Yes, perhaps a flattering picture. The eyes maybe.
Princess Di smiled though. Alexandra, hardly ever.

Perhaps her teeth were not all that good. We never see her teeth, in any of the thousands of photographs taken of her.
Her diaries mention visits to the dentist quite often, so one never knows. Perhaps that is one of the reasons for the non-smiling Alix.

The other reasons have been discussed ad nauseam.

Offline Teddy

  • Knyaz
  • ****
  • Posts: 981
  • I love YaBB 1G - SP1!
    • View Profile
    • https://www.facebook.com/Booksvanhoog
Re: Alexandra's Personality Traits - Good & Bad
« Reply #651 on: February 10, 2010, 12:28:44 PM »
Pavlov, people in those days hardly ever smiled in pictures.

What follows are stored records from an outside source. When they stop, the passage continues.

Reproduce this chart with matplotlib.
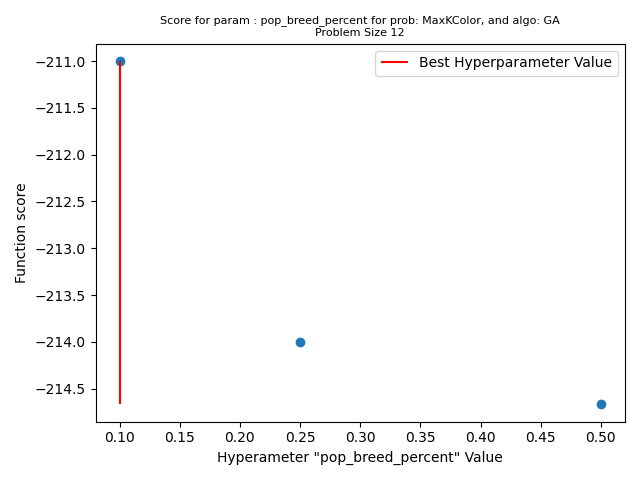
import matplotlib
matplotlib.use("Agg")
import matplotlib.pyplot as plt

# hyperparameter values and scores
param_values = [0.1, 0.25, 0.5]
scores = [-211.0, -214.0, -214.667]
param_name = "pop_breed_percent"

best_idx = scores.index(max(scores))
best_value = param_values[best_idx]

fig, ax = plt.subplots(figsize=(6.4, 4.8), dpi=100)
ax.scatter(param_values, scores)
ax.vlines(best_value, min(scores), max(scores), color="red", label="Best Hyperparameter Value")
ax.set_title(f"Score for param : {param_name} for prob: MaxKColor, and algo: GA\nProblem Size 12", fontsize=8)
ax.set_xlabel(f'Hyperameter "{param_name}" Value')
ax.set_ylabel("Function score")
ax.legend()
fig.tight_layout()
fig.savefig("out.png")
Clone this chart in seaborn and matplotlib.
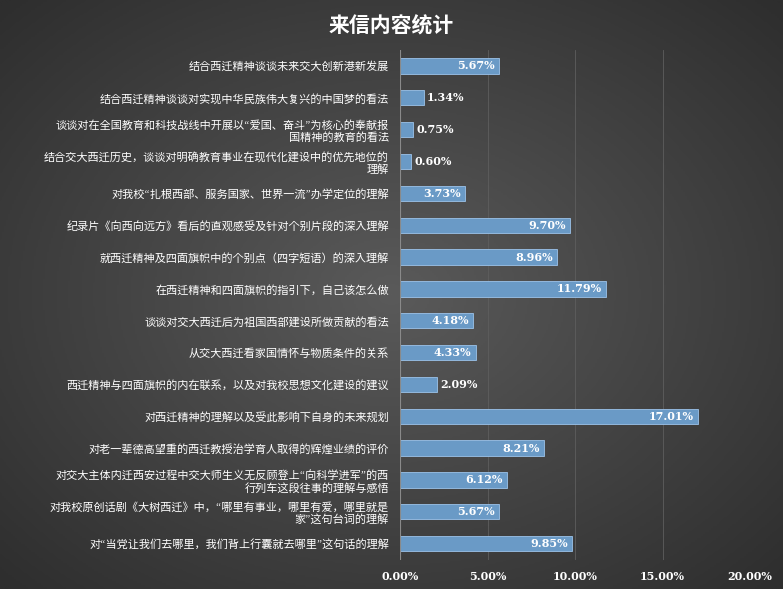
import matplotlib
matplotlib.use("Agg")
import matplotlib.pyplot as plt
from matplotlib import font_manager
import numpy as np
import pandas as pd
import seaborn as sns

avail = {f.name for f in font_manager.fontManager.ttflist}
cjk = [n for n in ["Noto Sans CJK SC", "Noto Sans CJK JP", "Noto Sans CJK TC", "Noto Sans CJK KR"] if n in avail]
plt.rcParams["font.family"] = cjk + ["DejaVu Sans"]
plt.rcParams["font.sans-serif"] = cjk + ["DejaVu Sans"]

categories = [
    "结合西迁精神谈谈未来交大创新港新发展",
    "结合西迁精神谈谈对实现中华民族伟大复兴的中国梦的看法",
    "谈谈对在全国教育和科技战线中开展以“爱国、奋斗”为核心的奉献报\n国精神的教育的看法",
    "结合交大西迁历史，谈谈对明确教育事业在现代化建设中的优先地位的\n理解",
    "对我校“扎根西部、服务国家、世界一流”办学定位的理解",
    "纪录片《向西向远方》看后的直观感受及针对个别片段的深入理解",
    "就西迁精神及四面旗帜中的个别点（四字短语）的深入理解",
    "在西迁精神和四面旗帜的指引下，自己该怎么做",
    "谈谈对交大西迁后为祖国西部建设所做贡献的看法",
    "从交大西迁看家国情怀与物质条件的关系",
    "西迁精神与四面旗帜的内在联系，以及对我校思想文化建设的建议",
    "对西迁精神的理解以及受此影响下自身的未来规划",
    "对老一辈德高望重的西迁教授治学育人取得的辉煌业绩的评价",
    "对交大主体内迁西安过程中交大师生义无反顾登上“向科学进军”的西\n行列车这段往事的理解与感悟",
    "对我校原创话剧《大树西迁》中，“哪里有事业，哪里有爱，哪里就是\n家”这句台词的理解",
    "对“当党让我们去哪里，我们背上行囊就去哪里”这句话的理解",
]
values = [5.67, 1.34, 0.75, 0.60, 3.73, 9.70, 8.96, 11.79, 4.18, 4.33, 2.09, 17.01, 8.21, 6.12, 5.67, 9.85]
xticks = [0, 5, 10, 15, 20]

df = pd.DataFrame({"cat": categories, "val": values})

fig = plt.figure(figsize=(7.83, 5.89), dpi=100)
bg = fig.add_axes([0, 0, 1, 1], zorder=-10)
yy, xx = np.mgrid[-1:1:300j, -1:1:400j]
r = np.sqrt(xx**2 + yy**2)
bg.imshow(r, cmap=matplotlib.colors.LinearSegmentedColormap.from_list("g", ["#5a5a5a", "#2e2e2e"]),
          aspect="auto", extent=[0, 1, 0, 1], vmin=0, vmax=1.4)
bg.axis("off")

ax = fig.add_axes([0.511, 0.05, 0.447, 0.865])
ax.set_facecolor("none")
sns.barplot(data=df, y="cat", x="val", orient="h", color="#5b9bd5", width=0.48, ax=ax,
            edgecolor="#9cc3ea", linewidth=0.6)
for i, v in enumerate(values):
    if v < 2.5:
        ax.text(v + 0.2, i, f"{v:.2f}%", ha="left", va="center", color="white",
                fontsize=8, fontweight="bold", family="DejaVu Serif")
    else:
        ax.text(v - 0.25, i, f"{v:.2f}%", ha="right", va="center", color="white",
                fontsize=8, fontweight="bold", family="DejaVu Serif")
ax.set_xlim(0, 20)
ax.set_xticks(xticks)
ax.set_xticklabels([f"{t:.2f}%" for t in xticks], color="white", fontsize=8,
                   fontweight="bold", family="DejaVu Serif")
ax.tick_params(axis="y", colors="white", labelsize=8, length=0, pad=8)
ax.tick_params(axis="x", length=0, pad=8)
for lab in ax.get_yticklabels():
    lab.set_color("white")
ax.set_xlabel("")
ax.set_ylabel("")
ax.grid(axis="x", color="#5e5e5e", linewidth=0.6)
ax.set_axisbelow(True)
for s in ax.spines.values():
    s.set_visible(False)
ax.axvline(0, color="#8a8a8a", linewidth=0.8)

fig.text(0.5, 0.955, "来信内容统计", ha="center", va="center", color="white",
         fontsize=15, fontweight="bold")
fig.savefig("out.png", dpi=100)
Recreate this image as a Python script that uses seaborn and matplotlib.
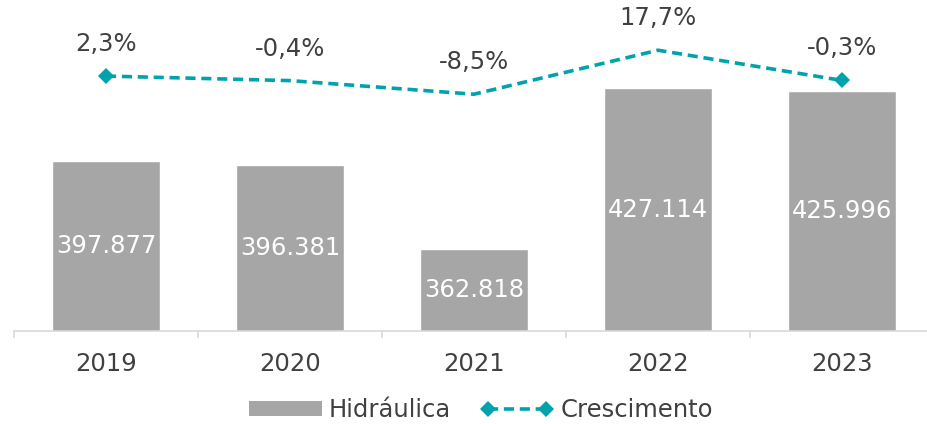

« Last Edit: February 10, 2010, 12:31:26 PM by Teddy »

Offline amartin71718

  • Graf
  • ***
  • Posts: 420
    • View Profile
Re: Alexandra's Personality Traits - Good & Bad
« Reply #652 on: February 10, 2010, 04:03:07 PM »
Actually, her skull testifies that she took excellent care of her teeth. And Teddy is right, people back then were taught to look somber or pensieve in photos.
I'm back on my bull****.

timfromengland

  • Guest
Re: Alexandra's Personality Traits - Good & Bad
« Reply #653 on: February 10, 2010, 04:10:15 PM »
and  yet, if you read my original post................

.......... " In Moscow I was shocked to find that the Empress's unpopularity amounted to hatred ... even as early as 1910 .
Because of Alexandra's English descent I felt a natural sympathy for her.... but gradually I came round to the general view of her as the evil genius of the country.

poor  Alexandra ... by  1910 ...  had become the  bete noir  of  the  Russian ... or  Muscovite  people...
what had the poor woman  done to  earn such disdain ?

It all becomes to look like a rerun of  Paris and  Marie Antoinette... she became a hated,  lampooned figure
and the fact that she was  Austrian  added fuel to the revolutionary  fire..........

historyfan

  • Guest
Re: Alexandra's Personality Traits - Good & Bad
« Reply #654 on: February 10, 2010, 08:25:04 PM »
Yes, perhaps a flattering picture. The eyes maybe.
Princess Di smiled though. Alexandra, hardly ever.

Perhaps her teeth were not all that good. We never see her teeth, in any of the thousands of photographs taken of her.
Her diaries mention visits to the dentist quite often, so one never knows. Perhaps that is one of the reasons for the non-smiling Alix.

The other reasons have been discussed ad nauseam.

You can't keep comparing figures from a century ago to figures from our time.  It's night and day.  Just their values alone, in terms of what is acceptable and what is not.